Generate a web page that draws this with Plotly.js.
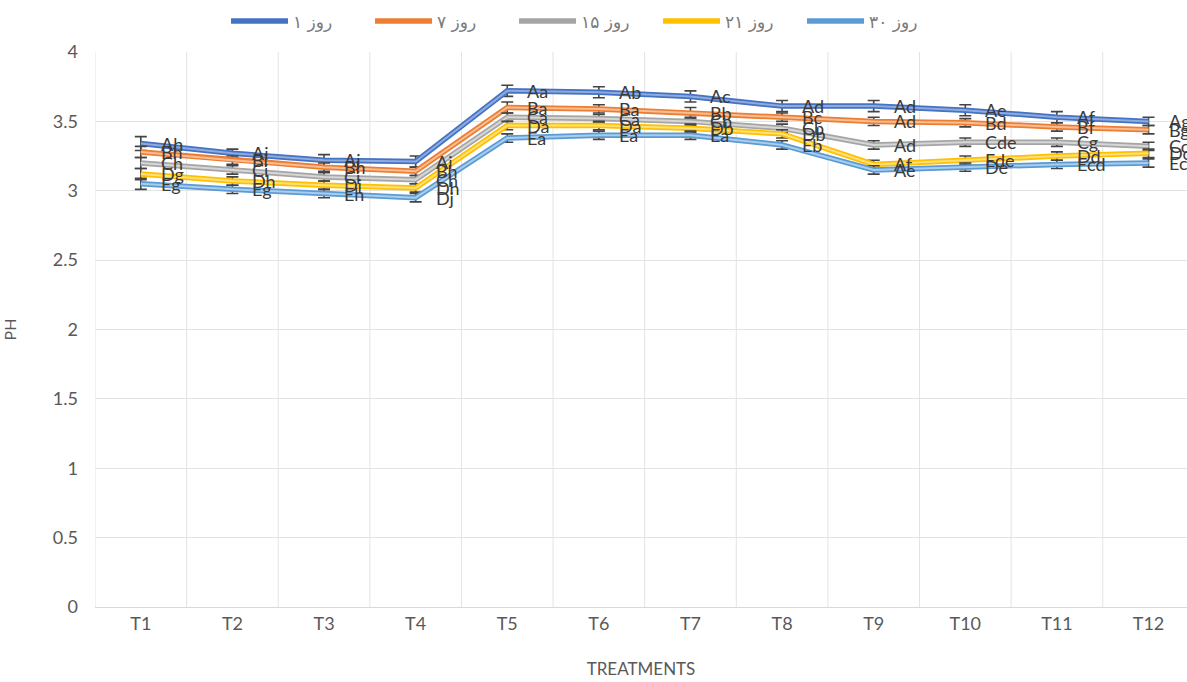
<!DOCTYPE html>
<html>
<head>
<meta charset="utf-8">
<script src="https://cdn.plot.ly/plotly-3.0.1.min.js"></script>
<style>html,body{margin:0;padding:0;background:#fff;}#chart{width:1187px;height:682px;}</style>
</head>
<body>
<div id="chart"></div>
<script>
const categories = ["T1","T2","T3","T4","T5","T6","T7","T8","T9","T10","T11","T12"];
const seriesNames = ["روز ۱","روز ۷","روز ۱۵","روز ۲۱","روز ۳۰"];

const day1  = [3.34, 3.27, 3.22, 3.21, 3.72, 3.71, 3.68, 3.61, 3.61, 3.58, 3.53, 3.50];
const day7  = [3.28, 3.22, 3.17, 3.14, 3.60, 3.59, 3.56, 3.53, 3.50, 3.49, 3.46, 3.44];
const day15 = [3.20, 3.15, 3.10, 3.08, 3.53, 3.52, 3.50, 3.45, 3.33, 3.35, 3.35, 3.32];
const day21 = [3.12, 3.07, 3.04, 3.02, 3.47, 3.47, 3.45, 3.41, 3.19, 3.22, 3.25, 3.27];
const day30 = [3.05, 3.01, 2.98, 2.95, 3.38, 3.40, 3.40, 3.33, 3.15, 3.17, 3.19, 3.20];

const err1  = [0.05, 0.03, 0.04, 0.04, 0.04, 0.04, 0.04, 0.04, 0.04, 0.04, 0.04, 0.03];
const err7  = [0.04, 0.03, 0.03, 0.03, 0.04, 0.03, 0.04, 0.03, 0.03, 0.03, 0.03, 0.03];
const err15 = [0.04, 0.03, 0.03, 0.03, 0.03, 0.03, 0.03, 0.03, 0.03, 0.03, 0.03, 0.03];
const err21 = [0.04, 0.03, 0.03, 0.03, 0.03, 0.03, 0.03, 0.03, 0.03, 0.03, 0.03, 0.03];
const err30 = [0.04, 0.03, 0.03, 0.03, 0.03, 0.03, 0.03, 0.03, 0.03, 0.03, 0.03, 0.03];

const lab1  = ["Ah","Ai","Aj","Ai","Aa","Ab","Ac","Ad","Ad","Ae","Af","Ag"];
const lab7  = ["Bh","Bi","Bh","Bh","Ba","Ba","Bb","Bc","Ad","Bd","Bf","Bg"];
const lab15 = ["Ch","Ci","Ci","Ch","Ca","Ca","Cb","Cb","Ad","Cde","Cg","Cc"];
const lab21 = ["Dg","Dh","Di","Dh","Da","Da","Db","Db","Af","Ede","Dd","Dc"];
const lab30 = ["Eg","Eg","Eh","Dj","Ea","Ea","Ea","Eb","Ae","De","Ecd","Ec"];

const outerColors = ["#4472C4","#ED7D31","#A5A5A5","#FFC000","#5B9BD5"];
const innerColors = ["#8FAADC","#F8BE96","#D6D6D6","#FFE07A","#A9CDEC"];

const values = [day1, day7, day15, day21, day30];
const errors = [err1, err7, err15, err21, err30];
const labels = [lab1, lab7, lab15, lab21, lab30];

const labelFont = {family: "Lato, 'Open Sans', sans-serif", size: 18, color: "#3a3a3a"};
const axisFont = {family: "Lato, 'Open Sans', sans-serif", size: 18, color: "#595959"};

const traces = [];
const annotations = [];
for (let s = 0; s < values.length; s++) {
  traces.push({
    x: categories, y: values[s], type: "scatter", mode: "lines",
    name: seriesNames[s], legendgroup: "g" + s, showlegend: true,
    line: {color: outerColors[s], width: 5.5},
    error_y: {type: "data", array: errors[s], visible: true, color: "#444444", thickness: 1.6, width: 6},
    hoverinfo: "skip"
  });
  traces.push({
    x: categories, y: values[s], type: "scatter", mode: "lines",
    name: seriesNames[s], legendgroup: "g" + s, showlegend: false,
    line: {color: innerColors[s], width: 2},
    hoverinfo: "skip"
  });
  for (let i = 0; i < categories.length; i++) {
    annotations.push({x: categories[i], y: values[s][i], xref: "x", yref: "y",
      text: labels[s][i], showarrow: false, xanchor: "left", yanchor: "middle",
      xshift: 18, font: labelFont});
  }
}

const shapes = [];
for (let i = 0; i < categories.length; i++) {
  shapes.push({type: "line", xref: "x", yref: "y", x0: i - 0.5, x1: i - 0.5, y0: 0, y1: 4,
    line: {color: "#E3E3E3", width: 1}, layer: "below"});
}

const layout = {
  width: 1187, height: 682,
  margin: {l: 95, r: 0, t: 52, b: 75},
  paper_bgcolor: "#ffffff", plot_bgcolor: "#ffffff",
  showlegend: true,
  legend: {orientation: "h", x: 0.12, xanchor: "left", y: 0.995, yanchor: "top",
    yref: "container", itemwidth: 57, entrywidth: 72, entrywidthmode: "pixels",
    font: {family: "'DejaVu Sans', sans-serif", size: 17, color: "#7a7a7a"}, traceorder: "normal"},
  xaxis: {type: "category", range: [-0.5, 11.42], showgrid: false, zeroline: false,
    showline: true, linecolor: "#D9D9D9", linewidth: 1, ticks: "",
    tickfont: axisFont,
    title: {text: "TREATMENTS", font: {family: "Lato, 'Open Sans', sans-serif", size: 17, color: "#595959"}, standoff: 30}},
  yaxis: {range: [0, 4], dtick: 0.5, tick0: 0, showgrid: true, gridcolor: "#E3E3E3", zeroline: false,
    showline: false, ticks: "", ticklabelstandoff: 16,
    tickfont: axisFont,
    title: {text: "PH", font: {family: "Lato, 'Open Sans', sans-serif", size: 16, color: "#595959"}, standoff: 36}},
  shapes: shapes,
  annotations: annotations
};

Plotly.newPlot("chart", traces, layout, {staticPlot: true, displayModeBar: false});
</script>
</body>
</html>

|---|

* [AIM OF THE TASK]
All of the data above should be quoted exactly, except for the pictures.

* [EXERCISE RESPONSE]
Generate a web page that draws this with Plotly.js.
<!DOCTYPE html>
<html>
<head>
<meta charset="utf-8">
<script src="https://cdn.plot.ly/plotly-3.0.1.min.js"></script>
<style>html,body{margin:0;padding:0;background:#fff;}#chart{width:1187px;height:682px;}</style>
</head>
<body>
<div id="chart"></div>
<script>
const categories = ["T1","T2","T3","T4","T5","T6","T7","T8","T9","T10","T11","T12"];
const seriesNames = ["روز ۱","روز ۷","روز ۱۵","روز ۲۱","روز ۳۰"];

const day1  = [3.34, 3.27, 3.22, 3.21, 3.72, 3.71, 3.68, 3.61, 3.61, 3.58, 3.53, 3.50];
const day7  = [3.28, 3.22, 3.17, 3.14, 3.60, 3.59, 3.56, 3.53, 3.50, 3.49, 3.46, 3.44];
const day15 = [3.20, 3.15, 3.10, 3.08, 3.53, 3.52, 3.50, 3.45, 3.33, 3.35, 3.35, 3.32];
const day21 = [3.12, 3.07, 3.04, 3.02, 3.47, 3.47, 3.45, 3.41, 3.19, 3.22, 3.25, 3.27];
const day30 = [3.05, 3.01, 2.98, 2.95, 3.38, 3.40, 3.40, 3.33, 3.15, 3.17, 3.19, 3.20];

const err1  = [0.05, 0.03, 0.04, 0.04, 0.04, 0.04, 0.04, 0.04, 0.04, 0.04, 0.04, 0.03];
const err7  = [0.04, 0.03, 0.03, 0.03, 0.04, 0.03, 0.04, 0.03, 0.03, 0.03, 0.03, 0.03];
const err15 = [0.04, 0.03, 0.03, 0.03, 0.03, 0.03, 0.03, 0.03, 0.03, 0.03, 0.03, 0.03];
const err21 = [0.04, 0.03, 0.03, 0.03, 0.03, 0.03, 0.03, 0.03, 0.03, 0.03, 0.03, 0.03];
const err30 = [0.04, 0.03, 0.03, 0.03, 0.03, 0.03, 0.03, 0.03, 0.03, 0.03, 0.03, 0.03];

const lab1  = ["Ah","Ai","Aj","Ai","Aa","Ab","Ac","Ad","Ad","Ae","Af","Ag"];
const lab7  = ["Bh","Bi","Bh","Bh","Ba","Ba","Bb","Bc","Ad","Bd","Bf","Bg"];
const lab15 = ["Ch","Ci","Ci","Ch","Ca","Ca","Cb","Cb","Ad","Cde","Cg","Cc"];
const lab21 = ["Dg","Dh","Di","Dh","Da","Da","Db","Db","Af","Ede","Dd","Dc"];
const lab30 = ["Eg","Eg","Eh","Dj","Ea","Ea","Ea","Eb","Ae","De","Ecd","Ec"];

const outerColors = ["#4472C4","#ED7D31","#A5A5A5","#FFC000","#5B9BD5"];
const innerColors = ["#8FAADC","#F8BE96","#D6D6D6","#FFE07A","#A9CDEC"];

const values = [day1, day7, day15, day21, day30];
const errors = [err1, err7, err15, err21, err30];
const labels = [lab1, lab7, lab15, lab21, lab30];

const labelFont = {family: "Lato, 'Open Sans', sans-serif", size: 18, color: "#3a3a3a"};
const axisFont = {family: "Lato, 'Open Sans', sans-serif", size: 18, color: "#595959"};

const traces = [];
const annotations = [];
for (let s = 0; s < values.length; s++) {
  traces.push({
    x: categories, y: values[s], type: "scatter", mode: "lines",
    name: seriesNames[s], legendgroup: "g" + s, showlegend: true,
    line: {color: outerColors[s], width: 5.5},
    error_y: {type: "data", array: errors[s], visible: true, color: "#444444", thickness: 1.6, width: 6},
    hoverinfo: "skip"
  });
  traces.push({
    x: categories, y: values[s], type: "scatter", mode: "lines",
    name: seriesNames[s], legendgroup: "g" + s, showlegend: false,
    line: {color: innerColors[s], width: 2},
    hoverinfo: "skip"
  });
  for (let i = 0; i < categories.length; i++) {
    annotations.push({x: categories[i], y: values[s][i], xref: "x", yref: "y",
      text: labels[s][i], showarrow: false, xanchor: "left", yanchor: "middle",
      xshift: 18, font: labelFont});
  }
}

const shapes = [];
for (let i = 0; i < categories.length; i++) {
  shapes.push({type: "line", xref: "x", yref: "y", x0: i - 0.5, x1: i - 0.5, y0: 0, y1: 4,
    line: {color: "#E3E3E3", width: 1}, layer: "below"});
}

const layout = {
  width: 1187, height: 682,
  margin: {l: 95, r: 0, t: 52, b: 75},
  paper_bgcolor: "#ffffff", plot_bgcolor: "#ffffff",
  showlegend: true,
  legend: {orientation: "h", x: 0.12, xanchor: "left", y: 0.995, yanchor: "top",
    yref: "container", itemwidth: 57, entrywidth: 72, entrywidthmode: "pixels",
    font: {family: "'DejaVu Sans', sans-serif", size: 17, color: "#7a7a7a"}, traceorder: "normal"},
  xaxis: {type: "category", range: [-0.5, 11.42], showgrid: false, zeroline: false,
    showline: true, linecolor: "#D9D9D9", linewidth: 1, ticks: "",
    tickfont: axisFont,
    title: {text: "TREATMENTS", font: {family: "Lato, 'Open Sans', sans-serif", size: 17, color: "#595959"}, standoff: 30}},
  yaxis: {range: [0, 4], dtick: 0.5, tick0: 0, showgrid: true, gridcolor: "#E3E3E3", zeroline: false,
    showline: false, ticks: "", ticklabelstandoff: 16,
    tickfont: axisFont,
    title: {text: "PH", font: {family: "Lato, 'Open Sans', sans-serif", size: 16, color: "#595959"}, standoff: 36}},
  shapes: shapes,
  annotations: annotations
};

Plotly.newPlot("chart", traces, layout, {staticPlot: true, displayModeBar: false});
</script>
</body>
</html>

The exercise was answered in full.